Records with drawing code
## start

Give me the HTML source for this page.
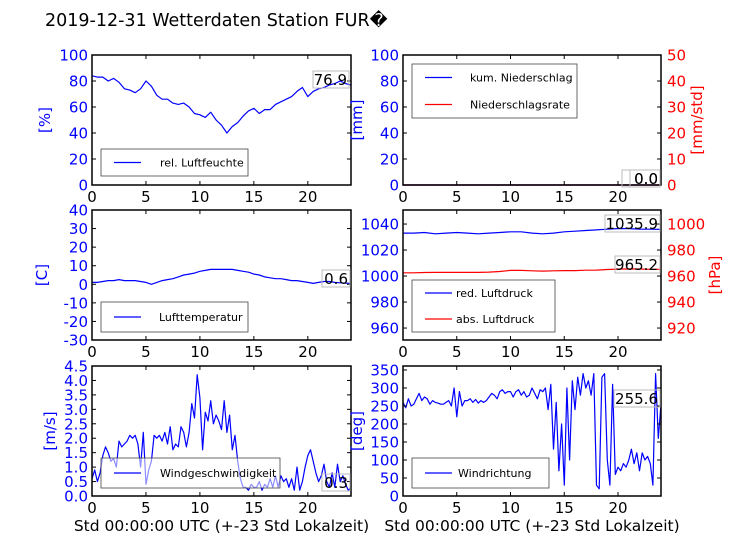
<!DOCTYPE html>
<html><head><meta charset="utf-8">
<style>
html,body{margin:0;padding:0;background:#fff;}
svg{display:block;font-family:"DejaVu Sans","Liberation Sans",sans-serif;}
</style></head>
<body>
<svg id="fig" width="736" height="552" viewBox="0 0 736 552" xmlns="http://www.w3.org/2000/svg">
<rect width="736" height="552" fill="#fff"/>
<text x="45" y="26" font-size="17.5" fill="#000">2019-12-31 Wetterdaten Station FUR&#xFFFD;</text>
</svg>
<script>
// ---- data ----
const xTicks = [0,5,10,15,20];
const humidity = [84,83,83,80,82,79,74,73,71,74,80,76,69,66,66,63,62,63,60,55,54,52,56,50,46,40,45,48,53,57,59,55,58,58,62,64,66,68,72,75,68,72,74,75,77,78,80,78,76.9];
const temperature = [1,1,1.5,2,2,2.5,2,2,2,1.5,1,0,1,2,2.5,3,4,5,5.5,6,7,7.5,8,8,8,8,8,7.5,7,6.5,5.5,5,4,3.5,3,3,2.5,2,2,1.5,1,0.5,1,1.5,1.5,1,0.8,0.6,0.6];
const precipSum = [0,0,0,0,0,0,0,0,0,0,0,0,0,0,0,0,0,0,0,0,0,0,0,0,0];
const precipRate = [0,0,0,0,0,0,0,0,0,0,0,0,0,0,0,0,0,0,0,0,0,0,0,0,0];
const pressureRed = [1033,1033,1033.5,1032.5,1033,1033.5,1033,1032.5,1033,1033.5,1034,1034,1033,1032.5,1033,1034,1034.5,1035,1035.5,1036,1036.5,1036.5,1036,1036,1035.9];
const pressureAbs = [962.5,962.5,962.7,962.8,962.8,962.8,962.8,962.8,963,963.5,964.3,964.3,964,963.8,964,964.2,964.2,964.5,964.6,965,965.3,965.5,965.4,965.2,965.2];
const windSpeed = [0.6,0.9,0.5,0.8,1.4, 1.7,1.5,1.2,1.3, 1.0,1.9,1.7,1.8, 1.9,2.1,2.0,2.1, 1.8,1.0,2.2,0.4, 0.9,1.2,2.1,2.0, 2.1,1.9,2.2,1.8, 2.4,1.6,1.8,1.7, 2.4,2.2,1.7,2.2, 3.2,2.7,4.2,3.4, 1.6,2.9,2.6,3.3, 2.5,2.8,2.6,2.3, 3.3,2.2,2.8,1.6, 2.1,1.2,0.6,0.3, 0.3,0.2,0.4,0.3, 0.3,0.5,0.2,0.4, 0.3,0.6,0.3,0.7, 0.3,0.7,0.5,0.6, 0.3,0.6,0.2,1.0, 0.2,0.5,1.0,1.4, 1.6,1.2,0.8,0.5, 0.7,1.1,0.5,0.3, 0.8,0.3,1.1,0.5, 0.7,0.4,0.2,0.3];
const windDir = [260,245,270,250,255, 270,285,265,275, 270,255,265,260, 258,255,255,260, 265,250,300,220, 290,250,265,265, 270,260,268,258, 265,260,265,275, 285,280,270,290, 295,285,290,290, 275,290,295,280, 290,275,280,300, 285,270,295,290, 300,240,310,130, 260,70,200,30, 300,100,320,240, 330,280,340,300, 320,280,340,30, 20,330,340,100, 30,310,60,80, 70,90,80,100, 130,90,120,70, 120,100,110,90, 30,340,160,255.6];
const tickHum = [0,20,40,60,80,100];
const tickMm = [0,20,40,60,80,100];
const tickMmStd = [0,10,20,30,40,50];
const tickTemp = [-30,-20,-10,0,10,20,30,40];
const tickRed = [960,980,1000,1020,1040];
const tickAbs = [920,940,960,980,1000];
const tickWind = [0,0.5,1,1.5,2,2.5,3,3.5,4,4.5];
const tickDir = [0,50,100,150,200,250,300,350];

const NS="http://www.w3.org/2000/svg";
const svg=document.getElementById('fig');
function mk(tag,attrs,parent){const e=document.createElementNS(NS,tag);for(const k in attrs)e.setAttribute(k,attrs[k]);(parent||svg).appendChild(e);return e;}
function scale(d0,d1,r0,r1){return v=>r0+(v-d0)/(d1-d0)*(r1-r0);}

function panel(o){
  const g=mk('g',{});
  
  
  const X=scale(0,24,o.x0,o.x1), Y=scale(o.ymin,o.ymax,o.y1,o.y0);
  const Y2=o.y2?scale(o.y2.min,o.y2.max,o.y1,o.y0):null;
  o.series.forEach(s=>{
    const yf=s.right?Y2:Y;const n=s.data.length;
    const pts=s.data.map((v,i)=>X(i*24/(n-1)).toFixed(1)+','+yf(v).toFixed(1)).join(' ');
    const p=mk('polyline',{points:pts,fill:'none',stroke:s.color,'stroke-width':1.2,'stroke-linejoin':'round'},g);
    
    
  });
  const fr=mk('rect',{x:o.x0,y:o.y0,width:o.x1-o.x0,height:o.y1-o.y0,fill:'none',stroke:'#000','stroke-width':1.5},g);
  
  
  xTicks.forEach(t=>{
    const x=X(t);
    mk('line',{x1:x,y1:o.y1,x2:x,y2:o.y1-4,stroke:'#000'},g);
    mk('line',{x1:x,y1:o.y0,x2:x,y2:o.y0+4,stroke:'#000'},g);
    const tl=mk('text',{x:x,y:o.y1+17,'font-size':15,'text-anchor':'middle',fill:'#000'},g);
    tl.textContent=t;
    
    
  });
  o.yticks.forEach(t=>{
    const y=Y(t);
    mk('line',{x1:o.x0,y1:y,x2:o.x0+4,y2:y,stroke:'#000'},g);
    if(!Y2) mk('line',{x1:o.x1,y1:y,x2:o.x1-4,y2:y,stroke:'#000'},g);
    const tl=mk('text',{x:o.x0-4,y:y+5.5,'font-size':15,'text-anchor':'end',fill:'#0000ff'},g);
    tl.textContent=o.fmt?o.fmt(t):t;
    
    
  });
  if(Y2){o.y2.ticks.forEach(t=>{
    const y=Y2(t);
    mk('line',{x1:o.x1,y1:y,x2:o.x1-4,y2:y,stroke:'#000'},g);
    const tl=mk('text',{x:o.x1+6,y:y+5.5,'font-size':15,'text-anchor':'start',fill:'#ff0000'},g);
    tl.textContent=t;
    
    
  });
    const yl=mk('text',{x:0,y:0,'font-size':15,'text-anchor':'middle',fill:'#ff0000',transform:`translate(${o.y2.lx},${(o.y0+o.y1)/2}) rotate(-90)`},g);
    yl.textContent=o.y2.label;
    
    
  }
  const yl=mk('text',{x:0,y:0,'font-size':15,'text-anchor':'middle',fill:'#0000ff',transform:`translate(${o.lx},${(o.y0+o.y1)/2}) rotate(-90)`},g);
  yl.textContent=o.ylabel;
  
  
  const L=o.legend;
  const lg=mk('g',{},g);
  
  
  mk('rect',{x:L.x,y:L.y,width:L.w,height:L.h,fill:'#fff','fill-opacity':0.55,stroke:'#444','stroke-width':0.8},lg);
  L.items.forEach((it,i)=>{
    const cy=L.y+(L.h/(L.items.length))*(i+0.5);
    mk('line',{x1:L.x+13,y1:cy,x2:L.x+40,y2:cy,stroke:it.c,'stroke-width':1.3},lg);
    const t=mk('text',{x:L.x+L.tx,y:cy+4,'font-size':11,fill:'#000'},lg);
    t.textContent=it.t;
    
    
  });
  (o.boxes||[]).forEach(b=>{
    mk('rect',{x:b.x,y:b.y,width:b.w,height:17,fill:'none',stroke:'#bbb','stroke-width':1},g);
    const t=mk('text',{x:b.x+b.w-2,y:b.y+14,'font-size':15,'text-anchor':'end',fill:'#000'},g);
    t.textContent=b.t;
    
    
  });
  if(o.xlabel){
    const t=mk('text',{x:(o.x0+o.x1)/2,y:o.y1+35,'font-size':15.5,'text-anchor':'middle',fill:'#000'},g);
    t.textContent=o.xlabel;
    
    
  }
}
const L0=92,L1=351,R0=403,R1=661;
panel({name:'humidity-panel',x0:L0,x1:L1,y0:55,y1:185,ymin:0,ymax:100,yticks:tickHum,ylabel:'[%]',lx:50,
  series:[{data:humidity,color:'#0000ff',sname:'humidity-line'}],
  legend:{x:101,y:149,w:147,h:27,tx:59,items:[{c:'#0000ff',t:'rel. Luftfeuchte'}]},
  boxes:[{x:313,y:71,w:36,t:'76.9'}]});
panel({name:'precipitation-panel',x0:R0,x1:R1,y0:55,y1:185,ymin:0,ymax:100,yticks:tickMm,ylabel:'[mm]',lx:362,
  y2:{min:0,max:50,ticks:tickMmStd,label:'[mm/std]',lx:702},
  series:[{data:precipSum,color:'#0000ff',sname:'precip-sum-line'},{data:precipRate,color:'#ff0000',right:true,sname:'precip-rate-line'}],
  legend:{x:412,y:64,w:165,h:54,tx:58,items:[{c:'#0000ff',t:'kum. Niederschlag'},{c:'#ff0000',t:'Niederschlagsrate'}]},
  boxes:[{x:622,y:170,w:38,t:'0.0'},{x:630,y:170,w:30,t:'0.0'}]});
panel({name:'temperature-panel',x0:L0,x1:L1,y0:210,y1:340,ymin:-30,ymax:40,yticks:tickTemp,ylabel:'[C]',lx:47,
  series:[{data:temperature,color:'#0000ff',sname:'temperature-line'}],
  legend:{x:101,y:302,w:147,h:30,tx:58,items:[{c:'#0000ff',t:'Lufttemperatur'}]},
  boxes:[{x:322,y:270,w:28,t:'0.6'}]});
panel({name:'pressure-panel',x0:R0,x1:R1,y0:210,y1:340,ymin:950.8,ymax:1050.8,yticks:tickRed,ylabel:'',lx:360,
  y2:{min:910.8,max:1010.8,ticks:tickAbs,label:'[hPa]',lx:720},
  series:[{data:pressureRed,color:'#0000ff',sname:'reduced-pressure-line'},{data:pressureAbs,color:'#ff0000',right:true,sname:'absolute-pressure-line'}],
  legend:{x:412,y:280,w:143,h:52,tx:44,items:[{c:'#0000ff',t:'red. Luftdruck'},{c:'#ff0000',t:'abs. Luftdruck'}]},
  boxes:[{x:605,y:215,w:55,t:'1035.9'},{x:615,y:256,w:45,t:'965.2'}]});
panel({name:'wind-speed-panel',x0:L0,x1:L1,y0:366,y1:496,ymin:0,ymax:4.5,yticks:tickWind,ylabel:'[m/s]',lx:55,fmt:v=>v.toFixed(1),
  series:[{data:windSpeed,color:'#0000ff',sname:'wind-speed-line'}],
  legend:{x:101,y:458,w:179,h:30,tx:59,items:[{c:'#0000ff',t:'Windgeschwindigkeit'}]},
  boxes:[{x:322,y:474,w:28,t:'0.3'}],xlabel:'Std 00:00:00 UTC (+-23 Std Lokalzeit)'});
panel({name:'wind-direction-panel',x0:R0,x1:R1,y0:366,y1:496,ymin:0,ymax:361,yticks:tickDir,ylabel:'[deg]',lx:362,
  series:[{data:windDir,color:'#0000ff',sname:'wind-direction-line'}],
  legend:{x:412,y:458,w:137,h:30,tx:46,items:[{c:'#0000ff',t:'Windrichtung'}]},
  boxes:[{x:614,y:390,w:46,t:'255.6'}],xlabel:'Std 00:00:00 UTC (+-23 Std Lokalzeit)'});
</script>
</body></html>
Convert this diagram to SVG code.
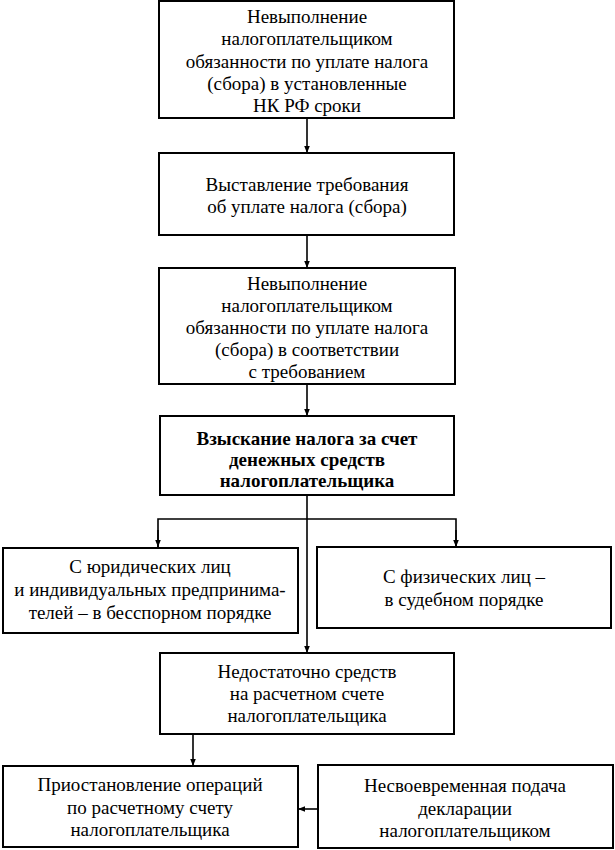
<svg xmlns="http://www.w3.org/2000/svg" width="615" height="850" viewBox="0 0 615 850">
<defs>
<marker id="ah" viewBox="0 0 10 10" refX="10" refY="5" markerWidth="7" markerHeight="7" markerUnits="userSpaceOnUse" orient="auto">
<path d="M0,1 L10,5 L0,9 Z" fill="#000"/>
</marker>
<style>
text{font-family:'Liberation Serif','Times New Roman',serif !important;font-size:19px;text-anchor:middle;fill:#000}
.b{font-weight:bold}
.box{fill:#fff;stroke:#000;stroke-width:2}
</style>
</defs>
<rect width="615" height="850" fill="#fff"/>
<g id="connectors" fill="none" stroke="#000" stroke-width="1.6">
<path d="M307,118 V153" marker-end="url(#ah)"/>
<path d="M307,235 V268" marker-end="url(#ah)"/>
<path d="M307,384 V416" marker-end="url(#ah)"/>
<path d="M307,495 V653" marker-end="url(#ah)"/>
<path d="M158,547 V519 H456 V547"/>
<path d="M158,530 V547" marker-end="url(#ah)"/>
<path d="M456,530 V547" marker-end="url(#ah)"/>
<path d="M193,734 V766" marker-end="url(#ah)"/>
<path d="M318,809 H298" marker-end="url(#ah)"/>
</g>
<g id="n1">
<rect class="box" x="159" y="1" width="295" height="117"/>
<text x="307" y="23" font-family="serif">Невыполнение</text>
<text x="307" y="45" font-family="serif">налогоплательщиком</text>
<text x="307" y="68" font-family="serif">обязанности по уплате налога</text>
<text x="307" y="90" font-family="serif">(сбора) в установленные</text>
<text x="307" y="112" font-family="serif">НК РФ сроки</text>
</g>
<g id="n2">
<rect class="box" x="159" y="153" width="295" height="82"/>
<text x="307" y="191" font-family="serif">Выставление требования</text>
<text x="307" y="213" font-family="serif">об уплате налога (сбора)</text>
</g>
<g id="n3">
<rect class="box" x="159" y="268" width="296" height="116"/>
<text x="307" y="290" font-family="serif">Невыполнение</text>
<text x="307" y="312" font-family="serif">налогоплательщиком</text>
<text x="307" y="334" font-family="serif">обязанности по уплате налога</text>
<text x="307" y="356" font-family="serif">(сбора) в соответствии</text>
<text x="307" y="378" font-family="serif">с требованием</text>
</g>
<g id="n4">
<rect class="box" x="160" y="416" width="294" height="79"/>
<text class="b" x="307" y="445" font-family="serif">Взыскание налога за счет</text>
<text class="b" x="307" y="466" font-family="serif">денежных средств</text>
<text class="b" x="307" y="487" font-family="serif">налогоплательщика</text>
</g>
<g id="n5">
<rect class="box" x="3" y="548" width="295" height="85"/>
<text x="150" y="573" font-family="serif">С юридических лиц</text>
<text x="150" y="596" font-family="serif">и индивидуальных предпринима-</text>
<text x="150" y="619" font-family="serif">телей – в бесспорном порядке</text>
</g>
<g id="n6">
<rect class="box" x="317" y="547" width="294" height="81"/>
<text x="464" y="583" font-family="serif">С физических лиц –</text>
<text x="464" y="606" font-family="serif">в судебном порядке</text>
</g>
<g id="n7">
<rect class="box" x="160" y="653" width="294" height="81"/>
<text x="307" y="678" font-family="serif">Недостаточно средств</text>
<text x="307" y="700" font-family="serif">на расчетном счете</text>
<text x="307" y="722" font-family="serif">налогоплательщика</text>
</g>
<g id="n8">
<rect class="box" x="3" y="766" width="295" height="81"/>
<text x="150" y="791" font-family="serif">Приостановление операций</text>
<text x="150" y="814" font-family="serif">по расчетному счету</text>
<text x="150" y="836" font-family="serif">налогоплательщика</text>
</g>
<g id="n9">
<rect class="box" x="318" y="765" width="295" height="83"/>
<text x="465" y="792" font-family="serif">Несвоевременная подача</text>
<text x="465" y="815" font-family="serif">декларации</text>
<text x="465" y="837" font-family="serif">налогоплательщиком</text>
</g>
</svg>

## end

> **Brief**:
Figure out how many lines above include the string "this", then report that number and nothing else.

> **Worked solution**:
2